Yes, PCIe 6.0 products will interoperate and maintain backwards compatibility with all previous generations of PCI Express technology.

The PCI Express 6.0 specification is the latest generation of PCIe technology, the ubiquitous and general-purpose PCI Express I/O specification. The PCIe 6.0 specification supports data-intensive markets like data centers, artificial intelligence/machine learning, HPC, automotive, IoT, and military aerospace.

PAM4 (Pulse Amplitude Modulation with 4 Levels) is a multilevel signal modulation format used to transmit data. NRZ uses two levels of signaling, while PAM4 uses four levels. It packs two bits of information into the same amount of time on a serial channel.  The utilization of PAM4 allows the PCIe 6.0 specification to reach 64 GT/s data rate and up to 256 GB/s bidirectional bandwidth via a x16 configuration.

PCI-SIG technical workgroups will be developing the PCIe 7.0 specification with the following feature goals:

• Delivering 128 GT/s raw bit rate and up to 512 GB/s bi-directionally via x16 configuration
• Utilizing PAM4 (Pulse Amplitude Modulation with 4 levels) signaling
• Focusing on the channel parameters and reach
• Continuing to deliver the low-latency and high-reliability targets
• Improving power efficiency
• Maintaining backwards compatibility with all previous generations of PCIe technology

The PCIe 7.0 specification is targeted to double the data rate of the PCIe 6.0 specification (64 GT/s) to 128 GT/s.

The initial application of this technology is anticipated to be high-performance wireless communications with other applications based on device design requirements. Future implementations are expected in the handheld device market, including smartphones, tablets and other ultra-low power applications. As a power-efficient, general-purpose load-store I/O architecture, component and device designers can implement this technology in other I/O expansion usage models of their choosing as well.

This collaboration will enable component and device manufacturers to take advantage of the reduction in I/O technology proliferation, allowing them to reduce their product development time, product validation time and significantly increase their time to market. The mobile and handset industry can realize these benefits today by adopting PCIe architecture adapted to run over M-PHY.
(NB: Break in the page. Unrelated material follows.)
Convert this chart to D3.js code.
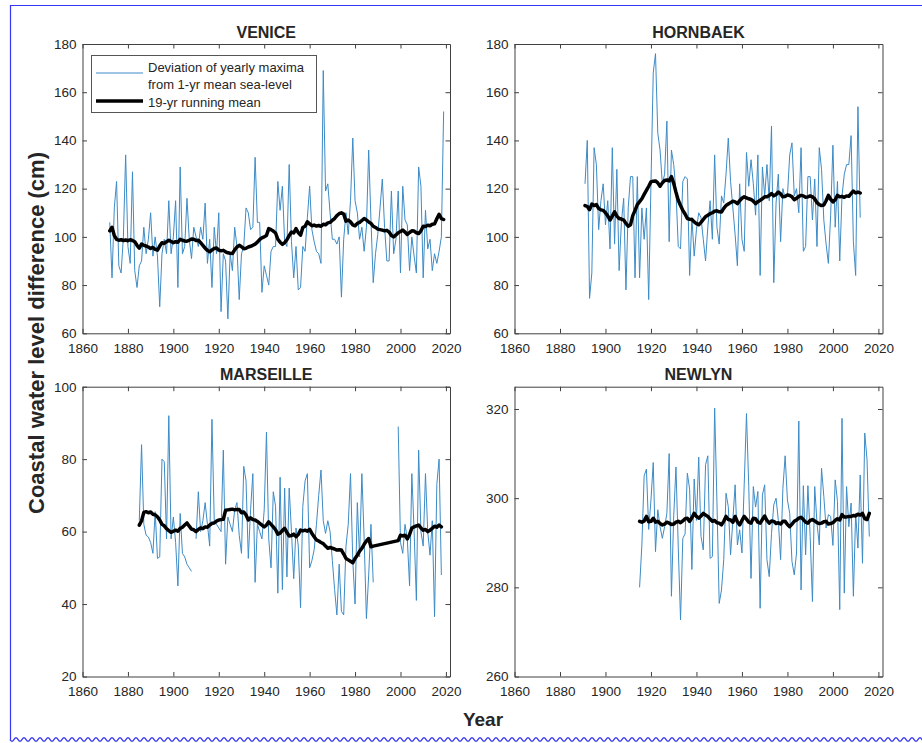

As a broadly adopted technology standard, PCIe benefits from several decades of innovations with universal support in all major Operating Systems, a robust device discovery and configuration mechanism, and comprehensive power management capabilities that very few, if any, of the other I/O technologies can match. PCIe technology has a flexible, layered protocol that enables innovations to occur at each layer of the architecture independent of the other layers. In this way, power-efficient PHY technologies, such as MIPI M-PHY, can be integrated with the familiar and highly functional PCIe protocol stack to deliver best-in-class and highly scalable I/O performance in tablet and smartphone devices.

The PCI-SIG will deliver this technology as an extension to the existing PCIe 3.0 Base specification via ECN by the end of 2012. This technology will be fully integrated into the next release of the PCIe Base specification, PCIe 4.0, enabling ease of access and reference.

The PCI-SIG has recently accepted this technology as a contribution from its members and will soon announce a suitable name for it.